5 JANVIER - ROMAN France

De son propre aveu, Robert Dubois est un éditeur au "vieux coeur". Le héros du nouveau roman de Paul Fournel, son premier chez P.O.L, a jadis fondé une maison qui a depuis été rachetée. Le vendredi soir, il reste seul dans son bureau avec les manuscrits qu'il doit emporter pour le week-end, sur lesquels il lui arrive de poser la tête. Des textes qu'il a souvent le sentiment d'avoir déjà lus. "Depuis combien d'années ai-je arrêté de sauter de joie à l'idée que j'allais découvrir un chef-d'oeuvre et rentrer au bureau le lundi en étant un homme neuf ? Vingt ans ? Trente ans ?" se demande-t-il, confiant qu'il ne lit d'ailleurs plus vraiment.

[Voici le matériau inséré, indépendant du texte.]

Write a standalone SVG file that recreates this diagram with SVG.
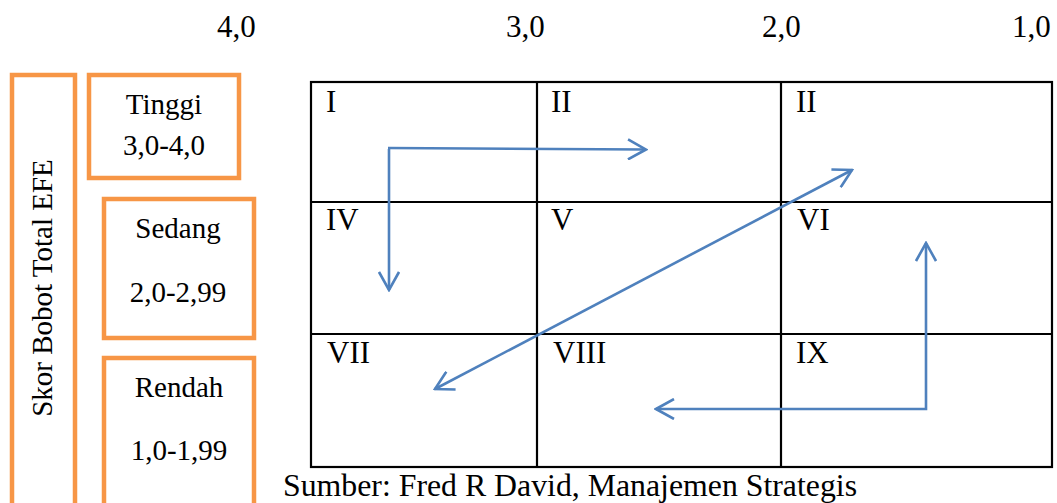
<svg xmlns="http://www.w3.org/2000/svg" width="1057" height="503" viewBox="0 0 1057 503">
<style>
text{font-family:"Liberation Serif","Times New Roman",serif;fill:#000}
.lbl{font-size:31px}
.cap{font-size:31.8px}
.box{fill:none;stroke:#F79646;stroke-width:4.5}
.bt{font-size:29px;text-anchor:middle}
.grid{fill:none;stroke:#000;stroke-width:2.2}
.arr{fill:none;stroke:#4F81BD;stroke-width:2.6}
</style>
<defs>
<marker id="ah" viewBox="0 0 22 22" refX="20" refY="11" markerWidth="22" markerHeight="22" markerUnits="userSpaceOnUse" orient="auto-start-reverse">
<path d="M2,1 L20,11 L2,21" fill="none" stroke="#4F81BD" stroke-width="2.6"/>
</marker>
</defs>
<rect width="1057" height="503" fill="#fff"/>
<g id="axis-top">
<text class="lbl" x="217" y="37">4,0</text>
<text class="lbl" x="506" y="37">3,0</text>
<text class="lbl" x="762" y="37">2,0</text>
<text class="lbl" x="1012" y="37">1,0</text>
</g>
<g id="efe-title">
<rect class="box" x="12" y="75" width="63" height="440"/>
<text class="bt" transform="translate(52,288) rotate(-90)">Skor Bobot Total EFE</text>
</g>
<g id="tinggi">
<rect class="box" x="89" y="75" width="150" height="103"/>
<text class="bt" x="164" y="114">Tinggi</text>
<text class="bt" x="164" y="155">3,0-4,0</text>
</g>
<g id="sedang">
<rect class="box" x="104" y="199" width="150" height="139"/>
<text class="bt" x="178" y="238">Sedang</text>
<text class="bt" x="178" y="302">2,0-2,99</text>
</g>
<g id="rendah">
<rect class="box" x="104" y="358" width="150" height="160"/>
<text class="bt" x="179" y="397">Rendah</text>
<text class="bt" x="179" y="460">1,0-1,99</text>
</g>
<g id="matrix">
<rect class="grid" x="311" y="82" width="741" height="385"/>
<line class="grid" x1="537" y1="82" x2="537" y2="467"/>
<line class="grid" x1="781" y1="82" x2="781" y2="467"/>
<line class="grid" x1="311" y1="202" x2="1052" y2="202"/>
<line class="grid" x1="311" y1="334" x2="1052" y2="334"/>
<text class="lbl" x="326" y="112">I</text>
<text class="lbl" x="551" y="112">II</text>
<text class="lbl" x="796" y="112">II</text>
<text class="lbl" x="326" y="230">IV</text>
<text class="lbl" x="551" y="230">V</text>
<text class="lbl" x="797" y="230">VI</text>
<text class="lbl" x="327" y="363">VII</text>
<text class="lbl" x="553" y="363">VIII</text>
<text class="lbl" x="796" y="363">IX</text>
</g>
<g id="connectors">
<line class="arr" x1="388" y1="148" x2="646" y2="149.5" marker-end="url(#ah)"/>
<line class="arr" x1="389" y1="149" x2="389" y2="290" marker-end="url(#ah)"/>
<line class="arr" x1="435" y1="389" x2="852" y2="170" marker-start="url(#ah)" marker-end="url(#ah)"/>
<polyline class="arr" points="656,409 926,409 926,243" marker-start="url(#ah)" marker-end="url(#ah)"/>
</g>
<g id="caption">
<text class="cap" x="283" y="496">Sumber: Fred R David, Manajemen Strategis</text>
</g>
</svg>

La stagiaire du moment a fait des études de gestion d'entreprises culturelles. La voici qui lui apporte un curieux objet noir et froid. "Ben, c'est une liseuse, un ebook, un iPad, je ne sais pas moi", explique-t-elle. Il paraît que c'est pratique, qu'on peut y mettre une foule de manuscrits sur "une étagère virtuelle en faux vrai bois". L'écran est simple, on tourne les pages "dans le coin d'en bas avec le doigt". Bien que léger, 730 grammes dit la balance, l'objet se révèle pourtant malcommode. Trop grand pour se glisser dans une poche, trop petit pour une serviette où il flotte. Robert Dubois se montre d'abord dubitatif. Lui, le lecteur "boucher", crayon derrière l'oreille ; lui, l'homme "des marges et de la mine de plomb". Car il s'agit là d'un éditeur à l'ancienne qui sait qu'il exerce un "métier de raison mais aussi un métier de hasard, de folie, un peu ivrogne parfois". Dubois a épousé une attachée de presse. Il a horreur de la campagne, aime le vin rouge et la cervelle meunière, a toujours préféré les livres à l'argent, participe au petit manège de l'édition avec ses parcours imposés. Conscient que les temps changent, il a l'idée de réunir autour de lui une petite équipe afin de se demander comment "profiter de la machine pour lire autrement ou, plus précisément, pour relire autrement"...

Mélancolique et drôle, le roman de Paul Fournel montre avec lucidité un monde qui s'en va et un autre qui arrive. Oulipien incurable, l'auteur des Petites filles respirent le même air que nous (Gallimard 1978, repris en Folio) a pris soin de rester ludique et inventif. Son texte, apprend-on, "épouse la forme d'une sextine, forme poétique inventée au XIIe siècle par le troubadour Arnaut Daniel. Il en respecte le nombre de strophes et la rotation des mots à la rime".